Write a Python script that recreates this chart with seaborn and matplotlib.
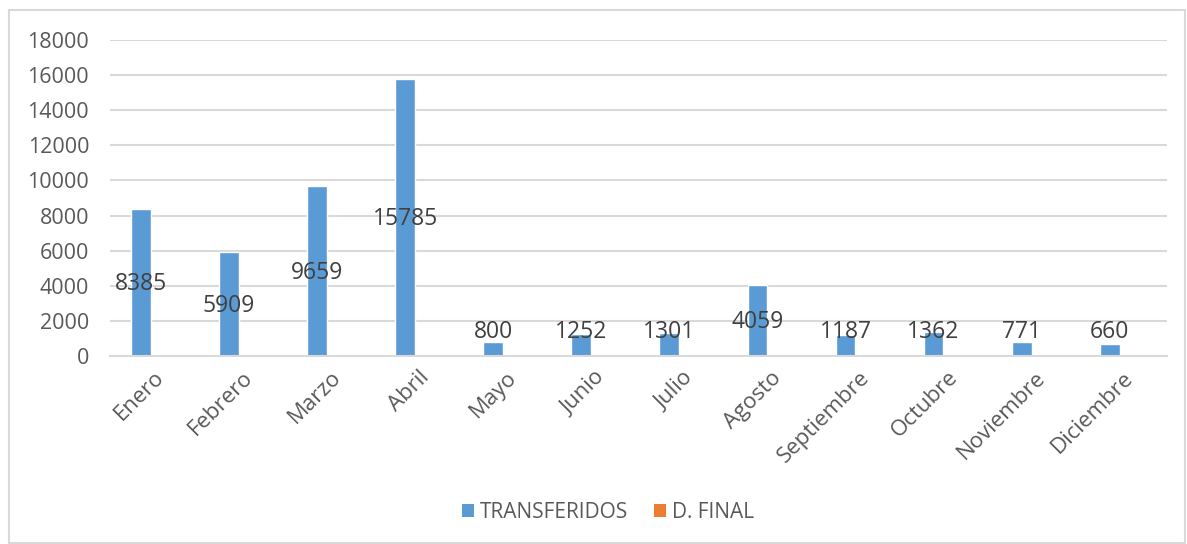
import matplotlib
matplotlib.use("Agg")
import matplotlib.pyplot as plt
from matplotlib.patches import Rectangle, Patch
import seaborn as sns
import pandas as pd

# Monthly totals per series
meses = ["Enero", "Febrero", "Marzo", "Abril", "Mayo", "Junio", "Julio",
         "Agosto", "Septiembre", "Octubre", "Noviembre", "Diciembre"]
transferidos = [8385, 5909, 9659, 15785, 800, 1252, 1301, 4059, 1187, 1362, 771, 660]
d_final = [0, 0, 0, 0, 0, 0, 0, 0, 0, 0, 0, 0]
series = ["TRANSFERIDOS", "D. FINAL"]
colores = ["#5B9BD5", "#ED7D31"]
y_ticks = [0, 2000, 4000, 6000, 8000, 10000, 12000, 14000, 16000, 18000]

df = pd.DataFrame({
    "mes": meses * 2,
    "valor": transferidos + d_final,
    "serie": [series[0]] * len(meses) + [series[1]] * len(meses),
})

sns.set_theme(style="white")
plt.rcParams["font.family"] = ["Open Sans", "DejaVu Sans"]
texto = "#595959"
grid = "#D9D9D9"

fig = plt.figure(figsize=(11.87, 5.44), dpi=100)
ax = fig.add_axes([110 / 1187, 1 - 356 / 544, (1167 - 110) / 1187, (356 - 40) / 544])

sns.barplot(data=df, x="mes", y="valor", hue="serie", order=meses,
            hue_order=series, palette=colores, width=0.6, gap=0.25,
            saturation=1, legend=False, ax=ax)

ax.set_ylim(0, 18000)
ax.set_xlim(-0.5, len(meses) - 0.5)
ax.set_yticks(y_ticks)
ax.set_yticklabels([str(t) for t in y_ticks], color=texto, fontsize=15.5)
ax.yaxis.grid(True, color=grid, linewidth=1.5)
ax.set_axisbelow(True)
for s in ["left", "right", "top"]:
    ax.spines[s].set_visible(False)
ax.spines["bottom"].set_color(grid)
ax.spines["bottom"].set_linewidth(1.5)
ax.tick_params(axis="y", length=0, pad=15)
ax.tick_params(axis="x", length=0, pad=8)
ax.set_xlabel("")
ax.set_ylabel("")
ax.set_xticks(range(len(meses)))
ax.set_xticklabels(meses, rotation=45, ha="right", va="top",
                   rotation_mode="anchor", color=texto, fontsize=16)

# Value labels on the TRANSFERIDOS bars
for bar, v in zip(ax.containers[0], transferidos):
    cx = bar.get_x() + bar.get_width() / 2
    ax.text(cx, max(v / 2 - 100, 1380), str(v), ha="center", va="center",
            color="#404040", fontsize=16.5)

handles = [Patch(facecolor=c, edgecolor="none") for c in colores]
fig.legend(handles, series, loc="center", bbox_to_anchor=(608 / 1187, 1 - 512 / 544),
           ncol=2, frameon=False, fontsize=15, handlelength=0.6, handleheight=0.6,
           handletextpad=0.3, columnspacing=1.2, labelcolor=texto)

fig.patches.append(Rectangle((9 / 1187, 1 - 543 / 544), (1185 - 9) / 1187, (543 - 10) / 544,
                             transform=fig.transFigure, fill=False,
                             edgecolor=grid, linewidth=1.5))

fig.savefig("out.png", dpi=100, facecolor="white")
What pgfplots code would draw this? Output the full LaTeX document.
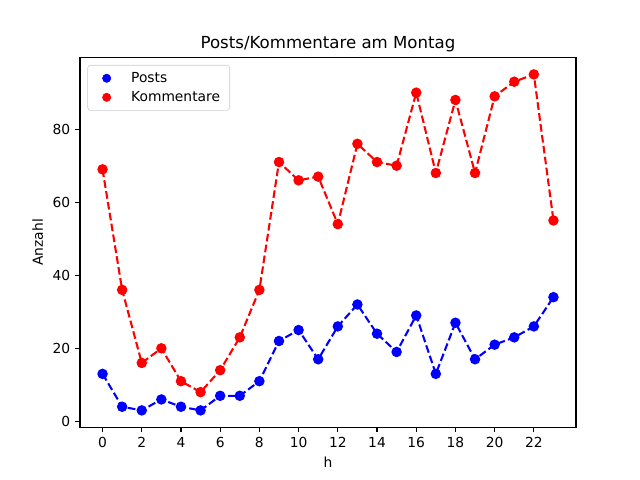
\documentclass[border=0pt]{standalone}
\usepackage{pgfplots}
\pgfplotsset{compat=1.18}
\usepackage{fontspec}
\setmainfont{DejaVu Sans}
\begin{document}
\begin{tikzpicture}
\useasboundingbox (0,0) rectangle (6.4in,4.8in);
\begin{axis}[
  at={(0.8in,0.528in)}, anchor=south west,
  scale only axis, width=4.96in, height=3.696in,
  xmin=-1.15, xmax=24.15, ymin=-1.6, ymax=99.6,
  xtick={0,2,...,22}, ytick={0,20,40,60,80},
  tick align=outside, major tick length=3.5pt,
  tick style={black, line width=0.8pt},
  axis line style={line width=0.8pt},
  xtick pos=bottom, ytick pos=left,
  /pgf/number format/assume math mode=true,
  ticklabel style={font=\fontsize{10}{12}\selectfont},
  label style={font=\fontsize{10}{12}\selectfont},
  title style={font=\fontsize{12}{14}\selectfont, yshift=-5.5pt},
  title={Posts/Kommentare am Montag},
  xlabel={h}, ylabel={Anzahl},
  legend style={font=\fontsize{10}{12}\selectfont, draw=black!20, rounded corners=2pt, row sep=1pt, inner xsep=3pt, inner ysep=3pt, at={(0.015,0.98)}, anchor=north west,
    nodes={inner xsep=4pt}},
  legend cell align=left,
]
\addplot[forget plot, blue, dashed, dash pattern=on 5.55pt off 2.4pt, line width=1.5pt, mark=*, mark size=3pt, mark options={solid}]
  coordinates {(0,13)(1,4)(2,3)(3,6)(4,4)(5,3)(6,7)(7,7)(8,11)(9,22)(10,25)(11,17)(12,26)(13,32)(14,24)(15,19)(16,29)(17,13)(18,27)(19,17)(20,21)(21,23)(22,26)(23,34)};
\addplot[forget plot, red, dashed, dash pattern=on 5.55pt off 2.4pt, line width=1.5pt, mark=*, mark size=3pt, mark options={solid}]
  coordinates {(0,69)(1,36)(2,16)(3,20)(4,11)(5,8)(6,14)(7,23)(8,36)(9,71)(10,66)(11,67)(12,54)(13,76)(14,71)(15,70)(16,90)(17,68)(18,88)(19,68)(20,89)(21,93)(22,95)(23,55)};
\addlegendimage{legend image code/.code={\path (0pt,0pt) (24pt,0pt); \fill[blue] (10.5pt,0pt) circle (3pt);}}
\addlegendentry{Posts}
\addlegendimage{legend image code/.code={\path (0pt,0pt) (24pt,0pt); \fill[red] (10.5pt,0pt) circle (3pt);}}
\addlegendentry{Kommentare}
\end{axis}
\end{tikzpicture}
\end{document}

++++++++++

Given task
Copy the whole listing above word for word but do not carry over the pictures.

Output
Write a Python script that recreates this chart with seaborn and matplotlib.
import matplotlib
matplotlib.use("Agg")
import matplotlib.pyplot as plt
from matplotlib.patches import Rectangle, Patch
import seaborn as sns
import pandas as pd

# Monthly totals per series
meses = ["Enero", "Febrero", "Marzo", "Abril", "Mayo", "Junio", "Julio",
         "Agosto", "Septiembre", "Octubre", "Noviembre", "Diciembre"]
transferidos = [8385, 5909, 9659, 15785, 800, 1252, 1301, 4059, 1187, 1362, 771, 660]
d_final = [0, 0, 0, 0, 0, 0, 0, 0, 0, 0, 0, 0]
series = ["TRANSFERIDOS", "D. FINAL"]
colores = ["#5B9BD5", "#ED7D31"]
y_ticks = [0, 2000, 4000, 6000, 8000, 10000, 12000, 14000, 16000, 18000]

df = pd.DataFrame({
    "mes": meses * 2,
    "valor": transferidos + d_final,
    "serie": [series[0]] * len(meses) + [series[1]] * len(meses),
})

sns.set_theme(style="white")
plt.rcParams["font.family"] = ["Open Sans", "DejaVu Sans"]
texto = "#595959"
grid = "#D9D9D9"

fig = plt.figure(figsize=(11.87, 5.44), dpi=100)
ax = fig.add_axes([110 / 1187, 1 - 356 / 544, (1167 - 110) / 1187, (356 - 40) / 544])

sns.barplot(data=df, x="mes", y="valor", hue="serie", order=meses,
            hue_order=series, palette=colores, width=0.6, gap=0.25,
            saturation=1, legend=False, ax=ax)

ax.set_ylim(0, 18000)
ax.set_xlim(-0.5, len(meses) - 0.5)
ax.set_yticks(y_ticks)
ax.set_yticklabels([str(t) for t in y_ticks], color=texto, fontsize=15.5)
ax.yaxis.grid(True, color=grid, linewidth=1.5)
ax.set_axisbelow(True)
for s in ["left", "right", "top"]:
    ax.spines[s].set_visible(False)
ax.spines["bottom"].set_color(grid)
ax.spines["bottom"].set_linewidth(1.5)
ax.tick_params(axis="y", length=0, pad=15)
ax.tick_params(axis="x", length=0, pad=8)
ax.set_xlabel("")
ax.set_ylabel("")
ax.set_xticks(range(len(meses)))
ax.set_xticklabels(meses, rotation=45, ha="right", va="top",
                   rotation_mode="anchor", color=texto, fontsize=16)

# Value labels on the TRANSFERIDOS bars
for bar, v in zip(ax.containers[0], transferidos):
    cx = bar.get_x() + bar.get_width() / 2
    ax.text(cx, max(v / 2 - 100, 1380), str(v), ha="center", va="center",
            color="#404040", fontsize=16.5)

handles = [Patch(facecolor=c, edgecolor="none") for c in colores]
fig.legend(handles, series, loc="center", bbox_to_anchor=(608 / 1187, 1 - 512 / 544),
           ncol=2, frameon=False, fontsize=15, handlelength=0.6, handleheight=0.6,
           handletextpad=0.3, columnspacing=1.2, labelcolor=texto)

fig.patches.append(Rectangle((9 / 1187, 1 - 543 / 544), (1185 - 9) / 1187, (543 - 10) / 544,
                             transform=fig.transFigure, fill=False,
                             edgecolor=grid, linewidth=1.5))

fig.savefig("out.png", dpi=100, facecolor="white")
What pgfplots code would draw this? Output the full LaTeX document.
\documentclass[border=0pt]{standalone}
\usepackage{pgfplots}
\pgfplotsset{compat=1.18}
\usepackage{fontspec}
\setmainfont{DejaVu Sans}
\begin{document}
\begin{tikzpicture}
\useasboundingbox (0,0) rectangle (6.4in,4.8in);
\begin{axis}[
  at={(0.8in,0.528in)}, anchor=south west,
  scale only axis, width=4.96in, height=3.696in,
  xmin=-1.15, xmax=24.15, ymin=-1.6, ymax=99.6,
  xtick={0,2,...,22}, ytick={0,20,40,60,80},
  tick align=outside, major tick length=3.5pt,
  tick style={black, line width=0.8pt},
  axis line style={line width=0.8pt},
  xtick pos=bottom, ytick pos=left,
  /pgf/number format/assume math mode=true,
  ticklabel style={font=\fontsize{10}{12}\selectfont},
  label style={font=\fontsize{10}{12}\selectfont},
  title style={font=\fontsize{12}{14}\selectfont, yshift=-5.5pt},
  title={Posts/Kommentare am Montag},
  xlabel={h}, ylabel={Anzahl},
  legend style={font=\fontsize{10}{12}\selectfont, draw=black!20, rounded corners=2pt, row sep=1pt, inner xsep=3pt, inner ysep=3pt, at={(0.015,0.98)}, anchor=north west,
    nodes={inner xsep=4pt}},
  legend cell align=left,
]
\addplot[forget plot, blue, dashed, dash pattern=on 5.55pt off 2.4pt, line width=1.5pt, mark=*, mark size=3pt, mark options={solid}]
  coordinates {(0,13)(1,4)(2,3)(3,6)(4,4)(5,3)(6,7)(7,7)(8,11)(9,22)(10,25)(11,17)(12,26)(13,32)(14,24)(15,19)(16,29)(17,13)(18,27)(19,17)(20,21)(21,23)(22,26)(23,34)};
\addplot[forget plot, red, dashed, dash pattern=on 5.55pt off 2.4pt, line width=1.5pt, mark=*, mark size=3pt, mark options={solid}]
  coordinates {(0,69)(1,36)(2,16)(3,20)(4,11)(5,8)(6,14)(7,23)(8,36)(9,71)(10,66)(11,67)(12,54)(13,76)(14,71)(15,70)(16,90)(17,68)(18,88)(19,68)(20,89)(21,93)(22,95)(23,55)};
\addlegendimage{legend image code/.code={\path (0pt,0pt) (24pt,0pt); \fill[blue] (10.5pt,0pt) circle (3pt);}}
\addlegendentry{Posts}
\addlegendimage{legend image code/.code={\path (0pt,0pt) (24pt,0pt); \fill[red] (10.5pt,0pt) circle (3pt);}}
\addlegendentry{Kommentare}
\end{axis}
\end{tikzpicture}
\end{document}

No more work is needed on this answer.